Which brings us to the other portion of the story, where in the New Mexico desert a scientist named Jane, played by Natalie Portman, is driving around looking for wormholes when WHAM, she hits Goldilocks with her van. Thor is unharmed but quickly begins spouting gibberish, shouting for Heimdall to return him to Asgard.
On Earth, Thor is a man from another time, another realm. But the script embraces his origins, which effectively humanizes him. Like Princess Giselle from Enchanted, Thor's behaviour is quaint and comedic. He doesn't ask for a refill of coffee, he smashes his mug on the ground and bellows "Another!" The fresh-faced Aussie actor Chris Hemsworth spouts the silly dialogue with a wink and a smile. All in all there isn't much of a weak spot in the cast. Natalie Portman brings much added backbone to her damsel-in-distress role. Kat Dennings steals just about every scene she's in, getting her smirk on as lab assistant Darcy. Back in Asgard, Thor's bothersome brother Loki is played with surprising restraint by Tom Hiddleston. Even the role of Heimdall, the Gatekeeper of Asgard, is anchored by a strong performance by Idris Elba, who you may recognize as Stringer Bell from The Wire.
Chris Hemsworth, left, and Anthony Hopkins are shown amid the gold ceilings of Asgarth. (Zade Rosenthal/Paramount Pictures-Marvel Studios/Associated Press)
Compared to all of this out-of-this-world scenery and storytelling, the actual action sequences are sadly conventional. Thor tussles with ice-covered creatures and metallic monsters. The screen is a mess of dark swooshes, smashes and sub-par CGI. (Thor is also being offered in 3D, but I wouldn't recommend the converted version, which just detracts from the quality of the visuals.)
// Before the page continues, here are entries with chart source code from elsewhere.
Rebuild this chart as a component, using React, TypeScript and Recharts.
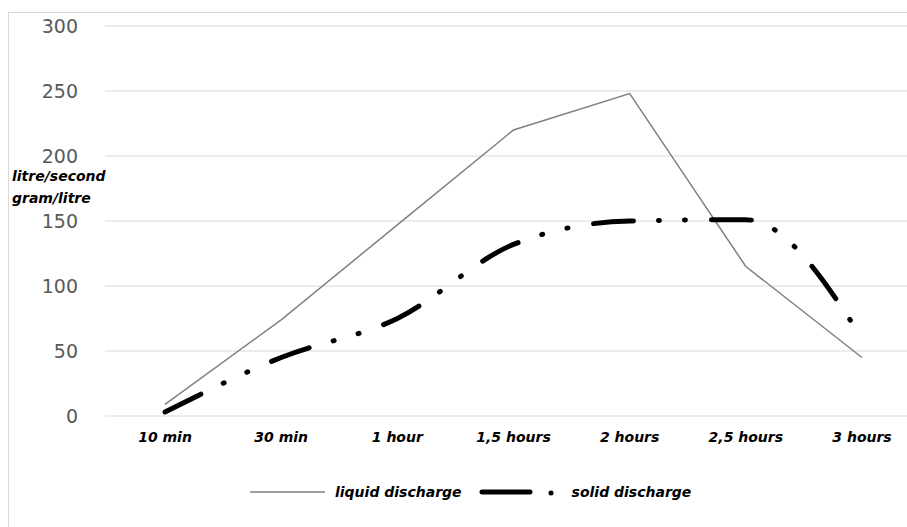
import { CartesianGrid, Line, LineChart, XAxis, YAxis } from "recharts";

const CATEGORIES = ["10 min", "30 min", "1 hour", "1,5 hours", "2 hours", "2,5 hours", "3 hours"];
const LIQUID = [9, 74, 147, 220, 248, 115, 45];
const SOLID = [3, 45, 75, 132, 150, 151, 60];
const Y_TICKS = [0, 50, 100, 150, 200, 250, 300];
const SERIES_NAMES = ["liquid discharge", "solid discharge"];
const Y_LABEL = ["litre/second", "gram/litre"];

const data = CATEGORIES.map((cat, i) => ({ cat, liquid: LIQUID[i], solid: SOLID[i] }));

const FONT = "'DejaVu Sans', Verdana, sans-serif";
const SOLID_DASH = "40 25 1 25 1 26";

const xTick = { fill: "#000", fontFamily: FONT, fontStyle: "italic", fontWeight: 700, fontSize: 14 };
const yTick = { fill: "#595959", fontFamily: FONT, fontSize: 19 };
const labelStyle = { fontFamily: FONT, fontStyle: "italic" as const, fontWeight: 700, fontSize: 14, color: "#000" };

export default function App() {
  return (
    <div style={{ position: "fixed", left: 0, top: 0, width: 907, height: 527, overflow: "hidden", background: "#fff" }}>
      <div
        style={{
          position: "absolute",
          left: 8,
          top: 12,
          width: 920,
          height: 540,
          borderLeft: "1px solid #d9d9d9",
          borderTop: "1px solid #d9d9d9",
        }}
      />
      <div style={{ position: "absolute", left: 0, top: 0 }}>
        <LineChart width={930} height={527} data={data} margin={{ top: 26, right: 2, left: 0, bottom: 81 }}>
          <CartesianGrid stroke="#d9d9d9" vertical={false} />
          <XAxis
            dataKey="cat"
            interval={0}
            axisLine={false}
            tickLine={false}
            tickSize={0}
            tickMargin={16}
            height={30}
            padding={{ left: 60, right: 66 }}
            tick={xTick}
          />
          <YAxis
            domain={[0, 300]}
            ticks={Y_TICKS}
            axisLine={false}
            tickLine={false}
            tickSize={0}
            tickMargin={27}
            width={105}
            tick={yTick}
          />
          <Line
            dataKey="liquid"
            name={SERIES_NAMES[0]}
            stroke="#808080"
            strokeWidth={1.5}
            dot={false}
            type="linear"
            isAnimationActive={false}
          />
          <Line
            dataKey="solid"
            name={SERIES_NAMES[1]}
            stroke="#000"
            strokeWidth={5}
            strokeDasharray={SOLID_DASH}
            strokeLinecap="round"
            dot={false}
            type="monotone"
            isAnimationActive={false}
          />
        </LineChart>
      </div>
      <div style={{ position: "absolute", left: 12, top: 165, lineHeight: "22px", ...labelStyle }}>
        {Y_LABEL.map((t) => (
          <div key={t}>{t}</div>
        ))}
      </div>
      <div style={{ position: "absolute", left: 250, top: 482, display: "flex", alignItems: "center", ...labelStyle }}>
        <svg width={76} height={20}>
          <line x1={0} y1={10} x2={75} y2={10} stroke="#808080" strokeWidth={1.5} />
        </svg>
        <span style={{ marginLeft: 9 }}>{SERIES_NAMES[0]}</span>
        <svg width={100} height={20} style={{ marginLeft: 10 }}>
          <line x1={10} y1={10} x2={58} y2={10} stroke="#000" strokeWidth={5} strokeLinecap="round" />
          <circle cx={79} cy={11} r={2.5} fill="#000" />
        </svg>
        <span style={{ marginLeft: 0 }}>{SERIES_NAMES[1]}</span>
      </div>
    </div>
  );
}
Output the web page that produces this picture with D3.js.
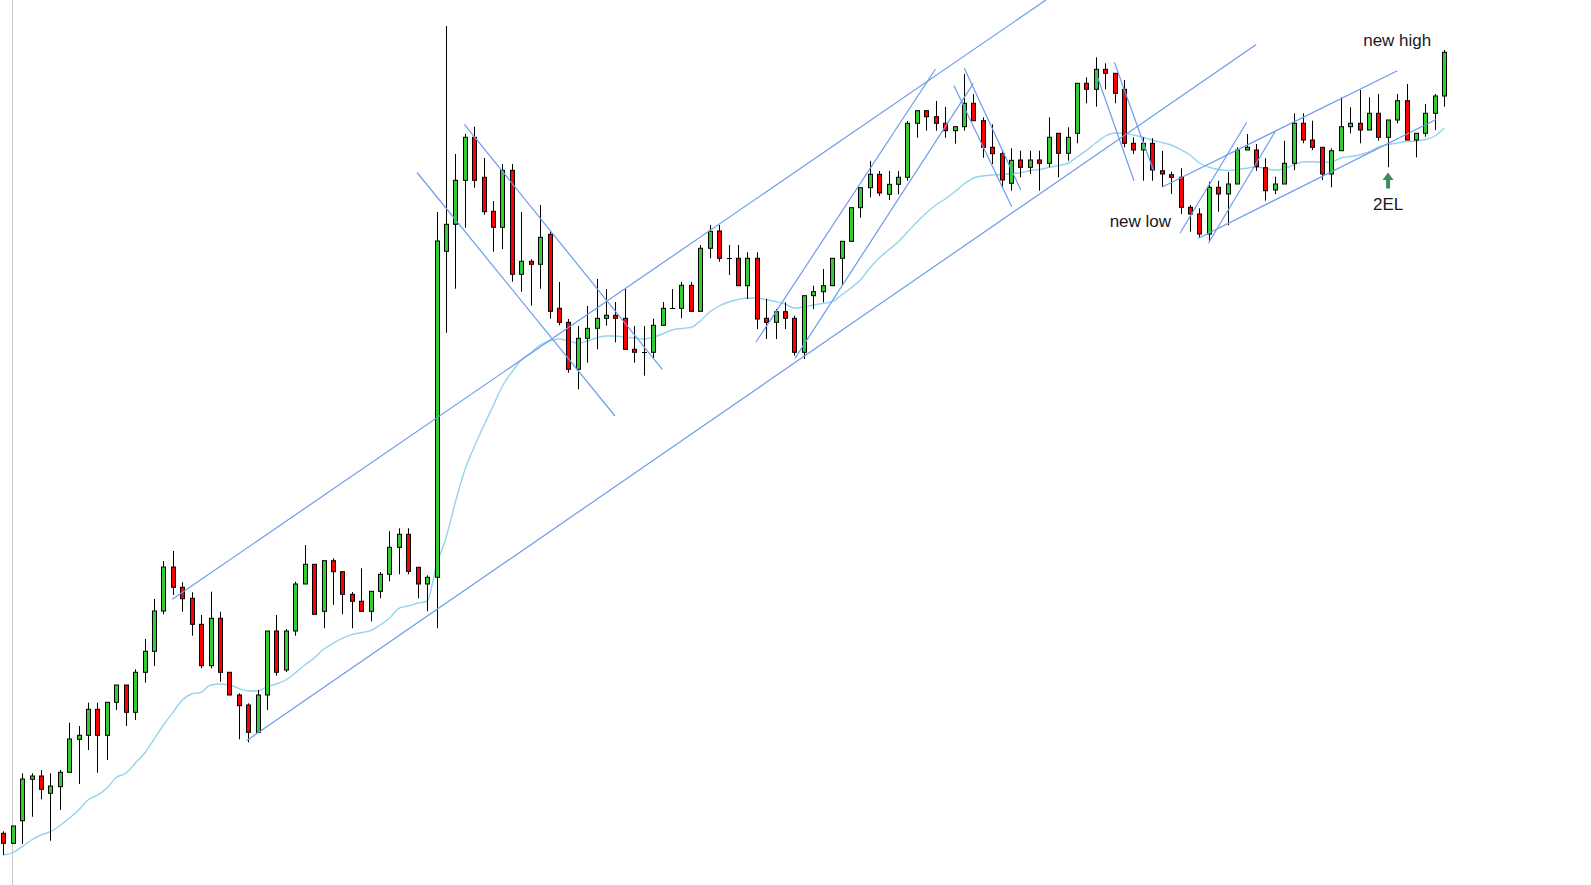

The best pleasures come from the film's most majestic moments. Boiled down to its basics, Thor is like Shakespeare on steroids, which may be why Branagh was well chosen as director. Behind the histrionics and heroics he kept the focus on the relationships. Plus he had the experience to grasp the scale of these Wagnerian warriors and their world. Accompanied by a soaring score by Patrick Doyle, Thor soars. Verily, thou will have a mighty fun time.
So says Eli!
(Nope, still can't pull it off. Maybe if I try it wearing the hat.)
RATING: Four Mighty Hammers out of Five.